The museum is interesting not only because it exhibits the sorts of cameras that must have been used by my ancestors in South Africa and by Julia Margaret Cameron, but also because features that were characteristic of early photographic studios have been maintained and explained. The Atelier was opened before there was electricity on Madeira. The main studio area was arranged so that it was lit by northern light that filtered through skylights and curtains designed to make it a homogenous light source. Part of the studio’s laboratories had skylights that allowed ingress of sunlight that was required at various stages of preparing the photographic plates. At the back of the studio, there are a set of sliding panels, each painted with a different scene that could be used as a background to the people being photographed. The desired scene could be slid out behind the area where the subjects posed for their pictures. In other rooms, there are exhibits illustrating the history of cameras and photographic processes, as well as a fine collection of reproductions of images captured by some of the many photographers – both Portuguese and others – who worked in Madeira. Some of the foreigners who took photographs on the island included British photographers such as Russell Manners Gordon (1829-1906) and Alexander Lamont Henderson (1837-1907).

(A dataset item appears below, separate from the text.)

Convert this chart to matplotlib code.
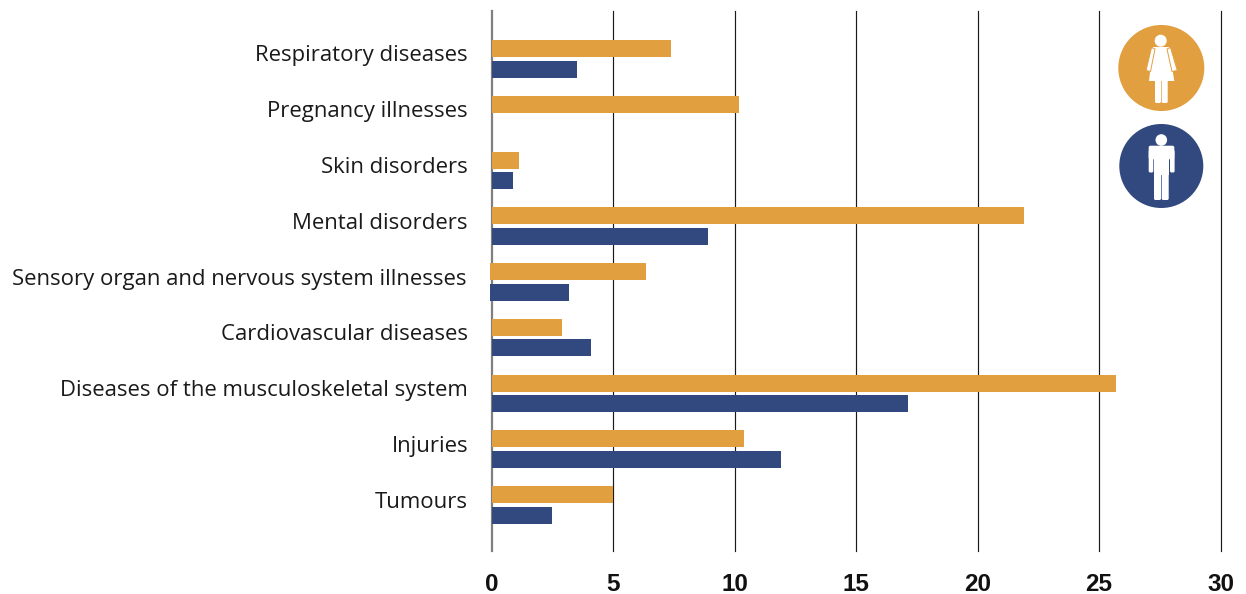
#!/usr/bin/env python3
"""Long-term sick leave by diagnosis group, women and men."""

import matplotlib
matplotlib.use('Agg')
import matplotlib.pyplot as plt
from matplotlib.patches import Circle, FancyBboxPatch, Polygon, Rectangle

categories = [
    'Respiratory diseases',
    'Pregnancy illnesses',
    'Skin disorders',
    'Mental disorders',
    'Sensory organ and nervous system illnesses',
    'Cardiovascular diseases',
    'Diseases of the musculoskeletal system',
    'Injuries',
    'Tumours',
]
women = [7.4, 10.2, 1.12, 21.9, 6.35, 2.92, 25.7, 10.4, 5.0]
men = [3.5, 0, 0.9, 8.9, 3.2, 4.1, 17.15, 11.9, 2.5]
x_ticks = [0, 5, 10, 15, 20, 25, 30]

ORANGE = '#e29f40'
BLUE = '#31497f'

W, H = 1246, 594
fig = plt.figure(figsize=(W / 100, H / 100), dpi=100)
fig.patch.set_facecolor('white')

# axes box in pixels: x 491.5..1220.5, y 11..551
ax = fig.add_axes([491.5 / W, 1 - 551 / H, 729 / W, (551 - 11) / H])
ax.set_xlim(0, 30)
step = 55.76
ax.set_ylim((551 - 58.5) / step, (11 - 58.5) / step)

for tick in x_ticks:
    ax.axvline(tick, color='#808080' if tick == 0 else '#1a1a1a',
               lw=1.6 if tick == 0 else 0.85, zorder=1, clip_on=False)

bar_h = 17 / step
for i, (w_val, m_val) in enumerate(zip(women, men)):
    # this row is set slightly left of the axis line
    left = -0.08 if i == 4 else 0
    ax.barh(i - 10 / step, w_val - left, left=left, height=bar_h, color=ORANGE, zorder=3, clip_on=False)
    if m_val:
        ax.barh(i + 10.5 / step, m_val - left, left=left, height=bar_h, color=BLUE, zorder=3, clip_on=False)

for spine in ax.spines.values():
    spine.set_visible(False)
ax.set_yticks([])
ax.set_xticks(x_ticks)
ax.tick_params(axis='x', length=0, pad=16)
for label in ax.set_xticklabels([str(t) for t in x_ticks]):
    label.set_fontfamily('Liberation Sans')
    label.set_fontweight('bold')
    label.set_fontsize(17.5)
    label.set_color('#111111')

for i, name in enumerate(categories):
    pad = -25.5 if i == 4 else -23.5
    ax.annotate(name, xy=(0, i), xycoords=('data', 'data'), xytext=(pad * 0.72, 1.8),
                textcoords='offset points', ha='right', va='center',
                fontfamily='Open Sans', fontsize=15.95, color='#1a1a1a')

# overlay in pixel coordinates for the two pictograms
icon = fig.add_axes([0, 0, 1, 1], facecolor='none')
icon.set_xlim(0, W)
icon.set_ylim(H, 0)
icon.axis('off')


def limb(x, y, w, h):
    return FancyBboxPatch((x + 1.5, y + 1.5), w - 3, h - 3, boxstyle='round,pad=1.5',
                          fc='white', ec='none')


# woman
icon.add_patch(Circle((1161.3, 68), 43, fc=ORANGE, ec='none'))
icon.add_patch(Circle((1160.7, 40.7), 6, fc='white', ec='none'))
icon.add_patch(Polygon([(1153, 47), (1169, 47), (1174.3, 81), (1149, 81)], fc='white', ec='none'))
icon.add_patch(Polygon([(1151.5, 47.5), (1155, 49), (1150.5, 71.5), (1146, 70.5)], fc='white', ec=ORANGE, lw=0.7))
icon.add_patch(Polygon([(1170.5, 47.5), (1167, 49), (1172, 71.5), (1177.3, 70.5)], fc='white', ec=ORANGE, lw=0.7))
icon.add_patch(limb(1155, 78, 6, 25))
icon.add_patch(limb(1161.7, 78, 6, 25))

# man
icon.add_patch(Circle((1161.3, 166), 42, fc=BLUE, ec='none'))
icon.add_patch(Circle((1161.3, 140), 5.8, fc='white', ec='none'))
icon.add_patch(FancyBboxPatch((1150.5, 147.5), 22, 10, boxstyle='round,pad=1.8', fc='white', ec='none'))
icon.add_patch(Rectangle((1154, 150), 14.7, 25, fc='white', ec='none'))
icon.add_patch(limb(1148.7, 150, 4.6, 22.5))
icon.add_patch(limb(1170, 150, 4.6, 22.5))
icon.add_patch(limb(1154, 170, 7, 30))
icon.add_patch(limb(1161.7, 170, 7, 30))

plt.savefig('out.png', dpi=100, facecolor='white')
plt.close()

Although I have no information about the appearances of the photographic studios used by my relatives in 19th century KWT, seeing the museum helped to give me an inkling of how their workplaces must have been. In the case of Julia Margaret Cameron, the places where she created images in her home, Dimbola, were far more makeshift from what I can gather.
Except for Julia Margaret Cameron, all the photographers I have mentioned, and many others working in the nineteenth century, aimed to create visually accurate images of their subjects. Often crystal clear, these pictures are fascinating but usually lifeless. What made Julia Cameron’s photography both unusual and full of life was her experimentation with focussing and processing. She used the camera not as equipment for capturing real life accurately on film but as a tool for creating works of art, in the same way as a painter uses the brush and the sculptor uses chisels. By doing this, she was far in advance of her time; experimentation with photography as a creative art form really only took off in the 20th century. The portraits and other composition that she created on film successfully captured not only their external appearance but also her astute interpretations of her subjects’ personalities.